Les dépenses de consommation ont résisté aux vagues répétées du coronavirus au cours des deux dernières années, la consommation de biens étant la plus forte depuis une génération. Et, alors que l'inflation et la hausse des taux d'intérêt pourraient commencer à entamer l'attrait des achats importants comme les voitures, des signes émergent indiquant que les Américains reviennent à des habitudes de dépenses pré-pandémiques qui favorisent les services comme les voyages et les restaurants.

Les risques sont certainement réels, la Fed jouant sa crédibilité sur une baisse régulière de l'inflation. Si aucune amélioration n'est constatée prochainement sur le front de l'inflation, les responsables politiques ont déclaré qu'ils préféreraient relever les taux par incréments plus importants et à des niveaux plus élevés jusqu'à ce que cela se produise. C'est la dynamique même qui peut augmenter le risque de récession, et pousser les rendements obligataires à court et long terme à s'inverser.

Ce que cela signale à ce stade reste à voir.
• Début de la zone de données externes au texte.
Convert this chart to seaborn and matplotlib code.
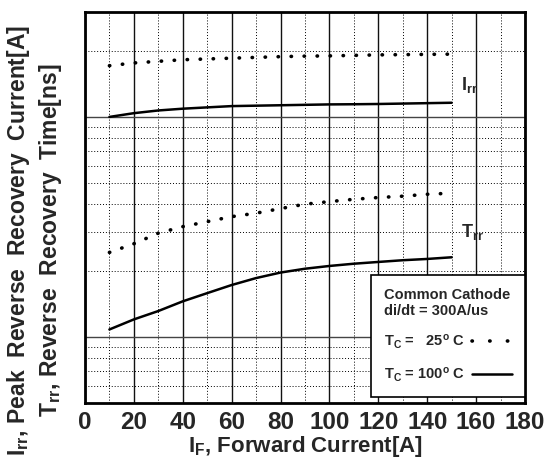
import numpy as np
import pandas as pd
import matplotlib
matplotlib.use('Agg')
import matplotlib.pyplot as plt
import seaborn as sns
from matplotlib.ticker import MultipleLocator, LogLocator, NullFormatter
from matplotlib.lines import Line2D

# Forward current [A]
i_f = [10, 20, 30, 40, 50, 60, 70, 80, 90, 100, 110, 120, 130, 140, 150]

# Peak reverse recovery current [A]
irr_25 = [17.1, 17.6, 17.9, 18.2, 18.35, 18.5, 18.65, 18.8, 18.9, 18.95, 19.05, 19.15, 19.2, 19.25, 19.3]
irr_100 = [10.0, 10.4, 10.7, 10.9, 11.05, 11.2, 11.25, 11.3, 11.35, 11.4, 11.42, 11.45, 11.5, 11.55, 11.6]

# Reverse recovery time [ns] (scaled on the same log axis)
trr_25 = [2.42, 2.65, 2.96, 3.17, 3.34, 3.52, 3.65, 3.83, 4.01, 4.12, 4.22, 4.30, 4.36, 4.45, 4.50]
trr_100 = [1.08, 1.20, 1.31, 1.45, 1.58, 1.72, 1.85, 1.96, 2.04, 2.10, 2.15, 2.19, 2.23, 2.26, 2.30]

x_ticks = [0, 20, 40, 60, 80, 100, 120, 140, 160, 180]

sns.set_style('white')
plt.rcParams['font.family'] = ['Liberation Sans', 'DejaVu Sans']
plt.rcParams['font.weight'] = 'bold'
plt.rcParams['mathtext.default'] = 'regular'

fig = plt.figure(figsize=(5.5, 4.69), dpi=100)
ax = fig.add_axes([0.1545, 0.1407, 0.80, 0.8337])

dot_style = (0, (0.1, 3.5))
for y in [irr_25, trr_25]:
    sns.lineplot(x=i_f, y=y, ax=ax, color='black', lw=2.6,
                 linestyle=dot_style, dash_capstyle='round')
for y in [irr_100, trr_100]:
    sns.lineplot(x=i_f, y=y, ax=ax, color='black', lw=1.8)

ax.set_yscale('log')
ax.set_xlim(0, 180)
ax.set_ylim(0.5, 30)
ax.set_xticks(x_ticks)
ax.xaxis.set_minor_locator(MultipleLocator(10))
ax.yaxis.set_major_locator(LogLocator(base=10, subs=[1.0]))
ax.yaxis.set_minor_locator(LogLocator(base=10, subs=np.arange(2, 10)))
ax.yaxis.set_major_formatter(NullFormatter())
ax.yaxis.set_minor_formatter(NullFormatter())
ax.tick_params(which='both', length=0)
ax.tick_params(axis='x', labelsize=17.5, pad=6)
for lab in ax.get_xticklabels():
    lab.set_fontweight('bold')

ax.grid(which='major', axis='x', ls='-', color='#111111', lw=1.0)
ax.grid(which='major', axis='y', ls='-', color='#444444', lw=1.0)
ax.grid(which='minor', ls=(0, (1, 2)), color='black', lw=0.7)
for s in ax.spines.values():
    s.set_linewidth(2.0)
    s.set_color('black')

ax.set_xlabel('I$_F$, Forward Current[A]', fontsize=16, fontweight='bold', labelpad=0)
ax.set_ylabel('')

ax.text(154, 14.0, 'I$_{rr}$', fontsize=13, fontweight='bold', ha='left', va='center')
ax.text(154, 3.0, 'T$_{rr}$', fontsize=13, fontweight='bold', ha='left', va='center')

fig.text(19 / 550, 0.488, 'I$_{rr}$, Peak  Reverse  Recovery  Current[A]',
         rotation=90, ha='center', va='center', fontsize=16.5, fontweight='bold')
fig.text(51 / 550, 0.488, 'T$_{rr}$, Reverse  Recovery  Time[ns]',
         rotation=90, ha='center', va='center', fontsize=16.5, fontweight='bold')

handles = [Line2D([], [], color='black', lw=2.6, linestyle=(0, (0.1, 4.8)), dash_capstyle='round'),
           Line2D([], [], color='black', lw=1.8)]
labels = ['T$_C$ =   25$^o$ C', 'T$_C$ = 100$^o$ C']
leg = ax.legend(handles, labels, title='Common Cathode\ndi/dt = 300A/us',
                loc='lower right', bbox_to_anchor=(1.0, 0.015), borderaxespad=0,
                markerfirst=False, fancybox=False, framealpha=1, edgecolor='black',
                prop={'weight': 'bold', 'size': 10.5},
                title_fontproperties={'weight': 'bold', 'size': 10.5},
                alignment='left', handlelength=2.7, handletextpad=0.5,
                labelspacing=1.0, borderpad=0.9)
leg.get_frame().set_linewidth(1.2)

fig.savefig('out.png', dpi=100)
Le président de la Fed, Jerome Powell, et d'autres responsables de la banque centrale américaine affirment qu'ils gardent un œil sur la courbe des taux, mais qu'ils n'y réagiront pas nécessairement.

"Nous la prenons en compte, ainsi que de nombreuses autres conditions financières", a déclaré M. Powell en janvier, lorsque l'écart entre les obligations du Trésor à 2 ans et à 10 ans était encore de 0,75 %, mais "je ne la considère pas comme une sorte de loi d'airain."